Visitar o Palácio de la Moneda e relembrar os últimos momentos de Allende me causaram uma forte emoção, que pude vivenciar mais de uma vez em minhas viagens oficiais a Santiago como ministro das Relações Exteriores e, posteriormente, da Defesa do Brasil, durante os governos Lula e Dilma Rousseff. Mais do que uma reminiscência histórica, a visita me fez refletir sobre as vicissitudes a que está sujeita a democracia na América Latina (ou, mais especificamente, na América do Sul).

O heroísmo de Allende é pouco comparável, mas o destino político de outros governantes progressistas não foi muito diferente. Por meio de mecanismos como o lawfare, denunciado, entre outros, pelo papa Francisco, vários governos progressistas foram ilegalmente destituídos do poder. Líderes políticos como Lula, Evo Morales e Rafael Correa foram proibidos e impedidos de concorrer às eleições, quando não simplesmente jogados na prisão.

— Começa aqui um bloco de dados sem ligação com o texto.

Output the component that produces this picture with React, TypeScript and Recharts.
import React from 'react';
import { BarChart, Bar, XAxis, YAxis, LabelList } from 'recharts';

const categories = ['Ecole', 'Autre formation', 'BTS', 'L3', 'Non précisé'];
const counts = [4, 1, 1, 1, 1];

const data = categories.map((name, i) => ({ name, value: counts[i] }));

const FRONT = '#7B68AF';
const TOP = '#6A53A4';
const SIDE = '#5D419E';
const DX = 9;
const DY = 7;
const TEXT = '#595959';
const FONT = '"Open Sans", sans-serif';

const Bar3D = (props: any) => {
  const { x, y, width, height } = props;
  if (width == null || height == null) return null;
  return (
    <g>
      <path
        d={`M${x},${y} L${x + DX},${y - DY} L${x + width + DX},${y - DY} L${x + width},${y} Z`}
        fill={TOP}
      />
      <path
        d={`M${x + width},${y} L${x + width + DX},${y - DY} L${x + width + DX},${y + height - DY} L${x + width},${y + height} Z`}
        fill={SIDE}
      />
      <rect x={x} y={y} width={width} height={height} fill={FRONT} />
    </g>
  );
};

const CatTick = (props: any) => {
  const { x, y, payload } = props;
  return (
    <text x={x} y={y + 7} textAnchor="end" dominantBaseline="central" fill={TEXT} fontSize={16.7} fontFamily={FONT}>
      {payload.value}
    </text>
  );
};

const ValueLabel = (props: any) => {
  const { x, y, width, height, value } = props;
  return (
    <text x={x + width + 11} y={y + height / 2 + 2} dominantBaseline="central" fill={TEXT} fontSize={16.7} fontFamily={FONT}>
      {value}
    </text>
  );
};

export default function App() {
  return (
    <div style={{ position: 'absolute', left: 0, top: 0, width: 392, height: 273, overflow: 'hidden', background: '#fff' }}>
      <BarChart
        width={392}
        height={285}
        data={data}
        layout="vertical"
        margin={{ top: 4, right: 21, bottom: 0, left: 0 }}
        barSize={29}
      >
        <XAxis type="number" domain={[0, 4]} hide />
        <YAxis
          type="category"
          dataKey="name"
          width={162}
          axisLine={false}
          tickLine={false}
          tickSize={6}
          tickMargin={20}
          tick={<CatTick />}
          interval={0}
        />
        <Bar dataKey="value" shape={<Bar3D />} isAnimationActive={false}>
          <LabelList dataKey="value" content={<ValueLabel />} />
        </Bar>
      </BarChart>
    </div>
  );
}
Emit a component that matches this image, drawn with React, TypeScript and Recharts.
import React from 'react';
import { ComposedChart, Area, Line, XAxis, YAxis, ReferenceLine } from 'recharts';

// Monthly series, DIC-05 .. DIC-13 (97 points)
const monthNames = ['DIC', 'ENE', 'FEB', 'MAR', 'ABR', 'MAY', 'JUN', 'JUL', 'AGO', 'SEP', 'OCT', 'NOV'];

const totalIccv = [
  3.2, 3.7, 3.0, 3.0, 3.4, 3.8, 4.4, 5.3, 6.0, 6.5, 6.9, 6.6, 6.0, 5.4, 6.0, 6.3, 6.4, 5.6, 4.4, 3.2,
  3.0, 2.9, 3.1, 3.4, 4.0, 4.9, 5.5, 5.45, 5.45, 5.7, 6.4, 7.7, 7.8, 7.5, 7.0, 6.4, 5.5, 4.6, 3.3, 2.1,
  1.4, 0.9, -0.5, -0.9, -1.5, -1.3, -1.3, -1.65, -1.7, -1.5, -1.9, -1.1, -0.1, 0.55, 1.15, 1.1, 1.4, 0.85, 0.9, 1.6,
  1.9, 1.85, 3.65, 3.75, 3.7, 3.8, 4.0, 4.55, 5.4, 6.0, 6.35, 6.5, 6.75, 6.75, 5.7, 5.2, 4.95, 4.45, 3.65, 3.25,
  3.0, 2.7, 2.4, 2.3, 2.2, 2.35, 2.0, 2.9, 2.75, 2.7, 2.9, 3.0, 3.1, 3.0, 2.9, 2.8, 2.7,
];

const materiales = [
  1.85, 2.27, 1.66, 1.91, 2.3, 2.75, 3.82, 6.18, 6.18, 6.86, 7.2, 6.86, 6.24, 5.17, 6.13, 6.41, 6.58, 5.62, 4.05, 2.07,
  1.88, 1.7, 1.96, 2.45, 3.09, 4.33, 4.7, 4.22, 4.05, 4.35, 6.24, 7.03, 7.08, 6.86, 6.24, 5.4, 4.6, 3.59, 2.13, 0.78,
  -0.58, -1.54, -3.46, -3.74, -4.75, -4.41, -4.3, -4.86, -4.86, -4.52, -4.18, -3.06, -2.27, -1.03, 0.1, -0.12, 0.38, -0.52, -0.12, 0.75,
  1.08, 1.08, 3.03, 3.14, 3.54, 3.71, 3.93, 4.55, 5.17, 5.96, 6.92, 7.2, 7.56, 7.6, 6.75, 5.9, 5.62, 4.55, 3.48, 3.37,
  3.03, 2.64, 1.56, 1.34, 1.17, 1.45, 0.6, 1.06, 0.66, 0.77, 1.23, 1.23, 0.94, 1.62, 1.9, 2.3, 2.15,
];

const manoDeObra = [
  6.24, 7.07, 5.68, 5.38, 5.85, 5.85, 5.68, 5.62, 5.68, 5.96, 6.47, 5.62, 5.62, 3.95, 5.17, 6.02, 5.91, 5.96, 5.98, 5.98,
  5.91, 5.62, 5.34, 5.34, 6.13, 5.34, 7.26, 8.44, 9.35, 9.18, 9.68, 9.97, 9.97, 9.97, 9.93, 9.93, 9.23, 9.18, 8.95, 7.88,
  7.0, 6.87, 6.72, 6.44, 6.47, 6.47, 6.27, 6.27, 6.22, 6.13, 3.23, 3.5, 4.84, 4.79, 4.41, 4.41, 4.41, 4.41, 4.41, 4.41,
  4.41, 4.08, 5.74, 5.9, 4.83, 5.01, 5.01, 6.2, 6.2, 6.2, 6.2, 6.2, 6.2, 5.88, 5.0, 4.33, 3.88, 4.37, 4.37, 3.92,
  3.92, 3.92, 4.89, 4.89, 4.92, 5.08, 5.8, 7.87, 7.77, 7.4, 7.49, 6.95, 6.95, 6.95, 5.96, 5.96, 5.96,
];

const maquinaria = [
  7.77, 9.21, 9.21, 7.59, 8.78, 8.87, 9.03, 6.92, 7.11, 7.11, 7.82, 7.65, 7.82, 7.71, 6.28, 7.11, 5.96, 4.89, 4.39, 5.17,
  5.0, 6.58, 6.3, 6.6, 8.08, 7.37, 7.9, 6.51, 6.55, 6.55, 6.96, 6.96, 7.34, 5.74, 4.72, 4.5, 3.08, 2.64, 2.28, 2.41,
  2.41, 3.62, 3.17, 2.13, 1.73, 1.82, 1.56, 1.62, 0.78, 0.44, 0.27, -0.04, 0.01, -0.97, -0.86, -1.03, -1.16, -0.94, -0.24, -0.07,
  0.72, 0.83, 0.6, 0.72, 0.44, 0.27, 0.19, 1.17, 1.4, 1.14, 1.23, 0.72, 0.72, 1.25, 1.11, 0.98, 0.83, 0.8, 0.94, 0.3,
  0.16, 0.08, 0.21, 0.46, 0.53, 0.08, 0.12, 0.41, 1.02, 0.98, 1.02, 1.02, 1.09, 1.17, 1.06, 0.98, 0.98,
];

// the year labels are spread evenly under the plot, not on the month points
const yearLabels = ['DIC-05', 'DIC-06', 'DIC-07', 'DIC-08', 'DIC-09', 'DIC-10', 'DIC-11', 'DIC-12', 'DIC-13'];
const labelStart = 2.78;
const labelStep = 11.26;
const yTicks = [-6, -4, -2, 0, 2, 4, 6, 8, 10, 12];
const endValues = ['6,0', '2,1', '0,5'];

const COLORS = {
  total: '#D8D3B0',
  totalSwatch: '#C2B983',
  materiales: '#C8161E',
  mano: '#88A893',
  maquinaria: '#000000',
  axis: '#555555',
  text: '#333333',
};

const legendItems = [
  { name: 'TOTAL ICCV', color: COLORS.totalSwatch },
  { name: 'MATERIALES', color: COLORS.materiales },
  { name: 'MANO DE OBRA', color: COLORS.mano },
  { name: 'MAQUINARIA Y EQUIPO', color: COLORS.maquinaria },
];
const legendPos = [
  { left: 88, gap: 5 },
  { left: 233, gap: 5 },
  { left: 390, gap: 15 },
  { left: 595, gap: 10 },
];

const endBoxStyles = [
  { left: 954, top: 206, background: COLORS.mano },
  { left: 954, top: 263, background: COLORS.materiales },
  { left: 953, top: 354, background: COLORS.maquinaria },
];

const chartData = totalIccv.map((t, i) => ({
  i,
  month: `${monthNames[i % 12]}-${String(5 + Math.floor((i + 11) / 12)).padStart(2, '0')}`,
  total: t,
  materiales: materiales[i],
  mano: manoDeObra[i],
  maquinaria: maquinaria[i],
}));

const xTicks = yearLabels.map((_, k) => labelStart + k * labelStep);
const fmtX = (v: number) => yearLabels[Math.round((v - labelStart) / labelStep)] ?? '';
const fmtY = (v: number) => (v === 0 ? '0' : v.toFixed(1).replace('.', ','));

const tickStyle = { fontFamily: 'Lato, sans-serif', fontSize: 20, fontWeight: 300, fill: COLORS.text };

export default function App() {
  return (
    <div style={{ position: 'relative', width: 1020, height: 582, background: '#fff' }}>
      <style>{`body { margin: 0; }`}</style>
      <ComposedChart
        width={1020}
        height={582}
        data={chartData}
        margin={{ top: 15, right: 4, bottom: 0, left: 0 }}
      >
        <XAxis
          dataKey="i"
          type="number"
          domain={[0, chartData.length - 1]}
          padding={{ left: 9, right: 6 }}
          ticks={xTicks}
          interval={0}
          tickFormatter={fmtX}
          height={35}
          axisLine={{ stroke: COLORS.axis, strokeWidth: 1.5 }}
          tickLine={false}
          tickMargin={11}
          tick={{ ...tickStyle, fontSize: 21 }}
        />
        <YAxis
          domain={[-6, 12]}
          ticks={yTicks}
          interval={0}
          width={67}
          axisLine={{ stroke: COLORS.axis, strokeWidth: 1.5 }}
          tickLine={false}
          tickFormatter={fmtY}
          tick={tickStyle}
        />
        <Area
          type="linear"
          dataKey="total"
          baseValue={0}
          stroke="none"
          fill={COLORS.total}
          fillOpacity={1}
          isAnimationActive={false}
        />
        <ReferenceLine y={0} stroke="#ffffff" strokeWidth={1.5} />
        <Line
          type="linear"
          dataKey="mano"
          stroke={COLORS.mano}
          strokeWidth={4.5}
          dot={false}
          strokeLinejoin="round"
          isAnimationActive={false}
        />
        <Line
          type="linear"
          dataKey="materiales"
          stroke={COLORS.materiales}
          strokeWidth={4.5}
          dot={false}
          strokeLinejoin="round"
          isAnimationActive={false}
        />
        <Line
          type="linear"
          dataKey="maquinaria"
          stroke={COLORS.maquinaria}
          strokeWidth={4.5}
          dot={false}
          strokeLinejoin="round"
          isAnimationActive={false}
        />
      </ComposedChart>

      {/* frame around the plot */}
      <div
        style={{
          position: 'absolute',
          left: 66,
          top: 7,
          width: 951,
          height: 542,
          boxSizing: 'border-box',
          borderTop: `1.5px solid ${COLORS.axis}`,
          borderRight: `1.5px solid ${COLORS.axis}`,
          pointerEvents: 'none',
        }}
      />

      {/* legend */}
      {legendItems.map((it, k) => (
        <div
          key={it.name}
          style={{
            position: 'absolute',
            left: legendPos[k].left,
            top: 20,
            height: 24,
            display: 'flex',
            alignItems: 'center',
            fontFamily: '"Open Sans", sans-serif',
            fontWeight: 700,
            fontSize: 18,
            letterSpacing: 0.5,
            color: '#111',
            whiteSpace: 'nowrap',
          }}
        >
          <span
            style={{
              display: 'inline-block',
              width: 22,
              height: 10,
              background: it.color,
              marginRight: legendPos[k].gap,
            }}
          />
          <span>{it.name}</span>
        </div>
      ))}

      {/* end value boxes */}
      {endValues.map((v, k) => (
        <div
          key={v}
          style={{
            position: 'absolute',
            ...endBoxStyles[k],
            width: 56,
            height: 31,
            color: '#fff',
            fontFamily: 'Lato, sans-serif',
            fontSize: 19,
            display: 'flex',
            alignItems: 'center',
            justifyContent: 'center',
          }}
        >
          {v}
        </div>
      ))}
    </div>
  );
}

Nesta parte do mundo, que os políticos e diplomatas norte-americanos costumam chamar de “Hemisfério Ocidental” (sempre me pergunto até onde vai o Hemisfério Oriental), elegemos legitimamente governantes progressistas em alguns de nossos países. Também estamos cientes das dificuldades da batalha e estamos mais unidos em nossos propósitos. Temos instituições onde nossos representantes podem se expressar, como o Parlamento do Mercosul, e fóruns que podem ampliar nossas vozes, como o Grupo de Puebla.

 

Atualmente, o lawfare é a arma para derrubar governos progressistas

 

A defesa de governos legítimos de tentativas de golpe é principalmente uma tarefa dos povos de cada país. Mas também é, e cada vez mais, uma missão coletiva dos progressistas latino-americanos e caribenhos.

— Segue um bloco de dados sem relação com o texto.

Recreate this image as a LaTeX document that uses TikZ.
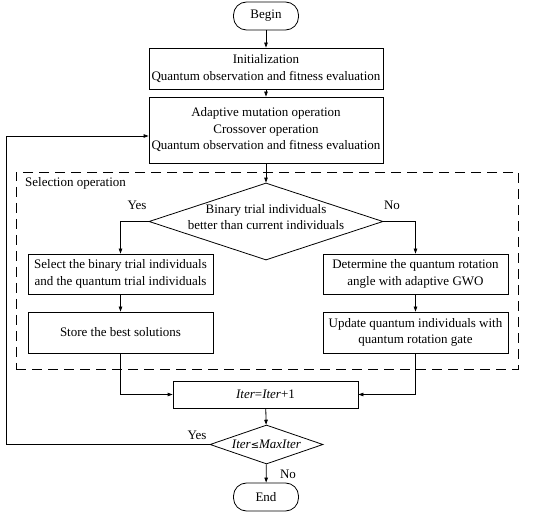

Mais que palavras de elogio, a homenagem que se pode prestar ao grande estadista latino-americano Salvador Allende é continuar a lutar por seus ideais – que são os nossos – na defesa da democracia, da justiça social, das relações de respeito e da independência de nossos países. Uma independência que só alcançaremos com uma verdadeira integração de nossos povos. Sem hegemonias ou imposições.

Esta é a melhor forma de homenagear Salvador Allende e mostrar que o seu sacrifício não foi em vão.